Steven C. Huber - One of the best experts on this subject based on the ideXlab platform.

  • Sucrose Phosphate Synthase and Sucrose Accumulation at Low Temperature
    Plant Physiology, 1992
    Co-Authors: Joan L. Huber, Steven C. Huber
    Abstract:

    The influence of growth temperature on the free sugar and Sucrose phosphate synthase content and activity of spinach (Spinacia oleracea) leaf tissue was studied. When plants were grown at 25°C for 3 weeks and then transferred to a constant 5°C, Sucrose, glucose, and fructose accumulated to high levels during a 14-d period. Predawn sugar levels increased from 14- to 20-fold over the levels present at the outset of the low-temperature treatment. Sucrose was the most abundant free sugar before, during, and after exposure to 5°C. Leaf Sucrose phosphate synthase activity was significantly increased by the low-temperature treatment, whereas Sucrose synthase and invertases were not. Synthesis of the Sucrose phosphate synthase subunit was increased during and after low-temperature exposure and paralleled an increase in the steady-state level of the subunit. The increases in Sucrose and its primary biosynthetic enzyme, Sucrose phosphate synthase, are discussed in relation to adjustment of metabolism to low nonfreezing temperature and freezing stress tolerance.
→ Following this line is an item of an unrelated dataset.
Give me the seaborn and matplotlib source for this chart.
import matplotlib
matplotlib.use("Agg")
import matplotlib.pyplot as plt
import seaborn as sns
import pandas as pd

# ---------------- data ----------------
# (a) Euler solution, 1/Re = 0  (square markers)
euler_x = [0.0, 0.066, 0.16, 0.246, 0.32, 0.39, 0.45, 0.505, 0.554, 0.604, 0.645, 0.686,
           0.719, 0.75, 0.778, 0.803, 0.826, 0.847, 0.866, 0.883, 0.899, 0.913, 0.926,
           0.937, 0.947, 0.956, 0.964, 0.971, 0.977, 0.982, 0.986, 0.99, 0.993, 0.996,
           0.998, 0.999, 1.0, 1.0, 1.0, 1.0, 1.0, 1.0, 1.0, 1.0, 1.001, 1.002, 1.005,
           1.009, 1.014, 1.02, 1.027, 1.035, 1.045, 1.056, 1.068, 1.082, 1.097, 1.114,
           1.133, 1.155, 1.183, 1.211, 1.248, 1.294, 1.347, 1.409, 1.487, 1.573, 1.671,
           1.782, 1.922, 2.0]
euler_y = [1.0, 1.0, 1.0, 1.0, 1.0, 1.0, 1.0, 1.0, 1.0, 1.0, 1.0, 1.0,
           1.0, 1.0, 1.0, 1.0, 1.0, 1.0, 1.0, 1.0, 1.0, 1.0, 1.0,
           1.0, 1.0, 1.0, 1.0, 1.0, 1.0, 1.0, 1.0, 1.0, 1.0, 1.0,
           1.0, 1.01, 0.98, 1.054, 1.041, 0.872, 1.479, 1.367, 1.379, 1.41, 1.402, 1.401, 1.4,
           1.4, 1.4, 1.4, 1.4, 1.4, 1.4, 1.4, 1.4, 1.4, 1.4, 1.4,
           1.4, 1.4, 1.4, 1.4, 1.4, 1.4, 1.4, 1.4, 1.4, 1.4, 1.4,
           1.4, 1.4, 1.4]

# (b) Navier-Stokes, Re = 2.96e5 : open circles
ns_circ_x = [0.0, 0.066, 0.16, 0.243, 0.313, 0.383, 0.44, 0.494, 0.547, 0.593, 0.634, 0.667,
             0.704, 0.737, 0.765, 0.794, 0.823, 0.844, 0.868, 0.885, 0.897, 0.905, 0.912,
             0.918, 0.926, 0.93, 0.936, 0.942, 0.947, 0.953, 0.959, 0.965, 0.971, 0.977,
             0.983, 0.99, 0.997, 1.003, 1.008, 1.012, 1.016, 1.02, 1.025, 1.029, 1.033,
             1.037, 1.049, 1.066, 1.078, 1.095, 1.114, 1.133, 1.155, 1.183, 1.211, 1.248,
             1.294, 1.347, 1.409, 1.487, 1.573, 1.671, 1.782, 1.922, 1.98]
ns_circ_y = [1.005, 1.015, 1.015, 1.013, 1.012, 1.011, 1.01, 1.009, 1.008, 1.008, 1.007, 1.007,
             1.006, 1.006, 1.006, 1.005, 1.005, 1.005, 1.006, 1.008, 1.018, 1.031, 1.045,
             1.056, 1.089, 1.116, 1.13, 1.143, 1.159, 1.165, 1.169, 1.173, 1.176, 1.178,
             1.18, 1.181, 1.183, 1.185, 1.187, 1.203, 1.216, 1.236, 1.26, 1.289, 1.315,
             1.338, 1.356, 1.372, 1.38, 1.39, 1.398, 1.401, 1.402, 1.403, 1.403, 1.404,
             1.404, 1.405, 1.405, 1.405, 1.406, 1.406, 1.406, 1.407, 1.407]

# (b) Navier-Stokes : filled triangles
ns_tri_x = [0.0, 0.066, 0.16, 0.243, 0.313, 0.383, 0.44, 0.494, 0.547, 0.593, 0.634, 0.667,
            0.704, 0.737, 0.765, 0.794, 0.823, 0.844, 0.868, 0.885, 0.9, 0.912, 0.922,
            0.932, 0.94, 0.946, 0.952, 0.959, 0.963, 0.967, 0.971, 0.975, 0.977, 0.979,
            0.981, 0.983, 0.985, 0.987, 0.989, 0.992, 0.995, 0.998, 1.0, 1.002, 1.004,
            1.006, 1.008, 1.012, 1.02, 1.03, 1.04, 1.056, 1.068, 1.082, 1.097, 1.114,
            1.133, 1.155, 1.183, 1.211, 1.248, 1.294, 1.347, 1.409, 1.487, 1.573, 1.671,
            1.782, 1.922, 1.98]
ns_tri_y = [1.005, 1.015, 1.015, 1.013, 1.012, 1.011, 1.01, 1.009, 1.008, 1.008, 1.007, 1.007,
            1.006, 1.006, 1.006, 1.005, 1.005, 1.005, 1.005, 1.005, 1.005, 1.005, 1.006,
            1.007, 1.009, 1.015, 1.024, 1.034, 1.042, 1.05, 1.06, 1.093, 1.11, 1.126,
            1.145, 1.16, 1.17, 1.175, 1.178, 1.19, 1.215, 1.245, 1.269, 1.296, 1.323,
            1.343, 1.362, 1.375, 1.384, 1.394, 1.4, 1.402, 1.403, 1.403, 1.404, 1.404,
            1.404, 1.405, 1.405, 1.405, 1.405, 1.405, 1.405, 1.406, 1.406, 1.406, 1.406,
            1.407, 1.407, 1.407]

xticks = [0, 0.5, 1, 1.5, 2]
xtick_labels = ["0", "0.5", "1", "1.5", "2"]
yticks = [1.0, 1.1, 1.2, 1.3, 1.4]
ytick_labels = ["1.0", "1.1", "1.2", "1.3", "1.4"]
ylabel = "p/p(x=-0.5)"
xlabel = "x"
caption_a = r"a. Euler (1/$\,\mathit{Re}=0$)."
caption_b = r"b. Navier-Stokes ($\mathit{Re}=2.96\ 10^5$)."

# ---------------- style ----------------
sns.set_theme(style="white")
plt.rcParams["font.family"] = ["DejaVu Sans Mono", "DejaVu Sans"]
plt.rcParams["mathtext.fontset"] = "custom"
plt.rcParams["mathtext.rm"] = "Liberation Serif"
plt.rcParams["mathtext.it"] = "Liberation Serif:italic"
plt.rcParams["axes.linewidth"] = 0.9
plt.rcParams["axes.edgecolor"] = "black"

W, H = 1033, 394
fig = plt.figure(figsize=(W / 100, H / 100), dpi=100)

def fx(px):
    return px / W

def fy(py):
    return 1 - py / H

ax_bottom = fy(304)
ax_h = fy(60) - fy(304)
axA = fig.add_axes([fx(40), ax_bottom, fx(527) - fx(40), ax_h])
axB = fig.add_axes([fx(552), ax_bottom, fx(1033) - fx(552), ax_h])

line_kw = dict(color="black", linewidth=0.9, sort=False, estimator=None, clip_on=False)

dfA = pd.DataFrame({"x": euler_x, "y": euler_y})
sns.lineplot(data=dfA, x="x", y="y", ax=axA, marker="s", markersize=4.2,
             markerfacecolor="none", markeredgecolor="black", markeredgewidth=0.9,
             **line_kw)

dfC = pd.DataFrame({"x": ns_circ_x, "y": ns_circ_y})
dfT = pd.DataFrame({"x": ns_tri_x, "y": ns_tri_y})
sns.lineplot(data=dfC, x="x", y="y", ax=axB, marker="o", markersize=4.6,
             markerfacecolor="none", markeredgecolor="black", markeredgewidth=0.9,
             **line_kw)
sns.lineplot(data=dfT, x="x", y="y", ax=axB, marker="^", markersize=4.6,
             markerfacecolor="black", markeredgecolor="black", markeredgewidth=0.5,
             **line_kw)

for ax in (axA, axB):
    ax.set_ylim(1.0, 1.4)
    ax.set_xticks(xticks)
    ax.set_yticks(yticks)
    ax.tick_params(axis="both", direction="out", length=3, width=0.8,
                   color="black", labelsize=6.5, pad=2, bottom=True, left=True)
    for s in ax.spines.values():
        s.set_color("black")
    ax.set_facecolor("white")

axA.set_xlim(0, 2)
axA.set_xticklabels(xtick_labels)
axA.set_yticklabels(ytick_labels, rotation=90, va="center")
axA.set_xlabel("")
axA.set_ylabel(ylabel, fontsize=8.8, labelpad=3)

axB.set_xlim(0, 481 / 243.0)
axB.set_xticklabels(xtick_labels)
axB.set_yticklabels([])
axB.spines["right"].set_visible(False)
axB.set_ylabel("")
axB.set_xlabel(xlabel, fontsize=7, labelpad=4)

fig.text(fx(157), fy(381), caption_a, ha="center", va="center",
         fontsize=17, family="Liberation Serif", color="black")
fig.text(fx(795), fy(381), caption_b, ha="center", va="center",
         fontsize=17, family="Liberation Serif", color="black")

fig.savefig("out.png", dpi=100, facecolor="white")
  • Sucrose phosphate synthase and other Sucrose metabolizing enzymes in fruits of various species.
    Physiologia Plantarum, 1991
    Co-Authors: Natalie L. Hubbard, D. Mason Pharr, Steven C. Huber
    Abstract:

    Recent reports have suggested that Sucrose phosphate synthase (EC 2.4.1.14), a key enzyme in Sucrose biosynthesis in photosynthetic “source” tissues, may also be important in some Sucrose accumulating “sink” tissues. These experiments were conducted to determine if Sucrose phosphate synthase is involved in Sucrose accumulation in fruits of several species. Peach (Prunus persica NCT 516) and strawberry (Fragaria x ananassa cv. Chandler) fruits were harvested directly from the plant at various stages of fruit development. Kiwi (Actinidia chinensis), papaya (Carica papaya), pineapple (Ananas comosus) and mango (Mangifera indica) were sampled in postharvest storage over a period of several days. Carbohydrate concentrations and activities of Sucrose phosphate synthase, Sucrose synthase (EC 2.4.1.13), and acid and neutral invertases (EC 3.2.1.26) were measured. All fruits contained significant activities of Sucrose phosphate synthase. Moreover, in fruits from all species except pineapple and papaya, there was an increase in Sucrose phosphate synthase activity associated with the accumulation of Sucrose in situ. The increase in Sucrose concentration in peaches was also associated with an increase in Sucrose synthase activity and, in strawberries, with increased activity of both Sucrose synthase and neutral invertase. The hexose pools in all fruits were comprised of equimolar concentrations of fructose and glucose, except in the mango. In mango, the fructose to glucose ratio increased from 2 to 41 during ripening as Sucrose concentration more than doubled. The results of this study indicate that activities of the Sucrose metabolizing enzymes, including Sucrose phosphate synthase, within the fruit itself, are important in determining the soluble sugar content of fruits of many species. This appears to be true for fruits which sweeten from a starch reserve and in fruits from sorbitol translocating species, raffinose saccharide translocating species, and Sucrose translocating species.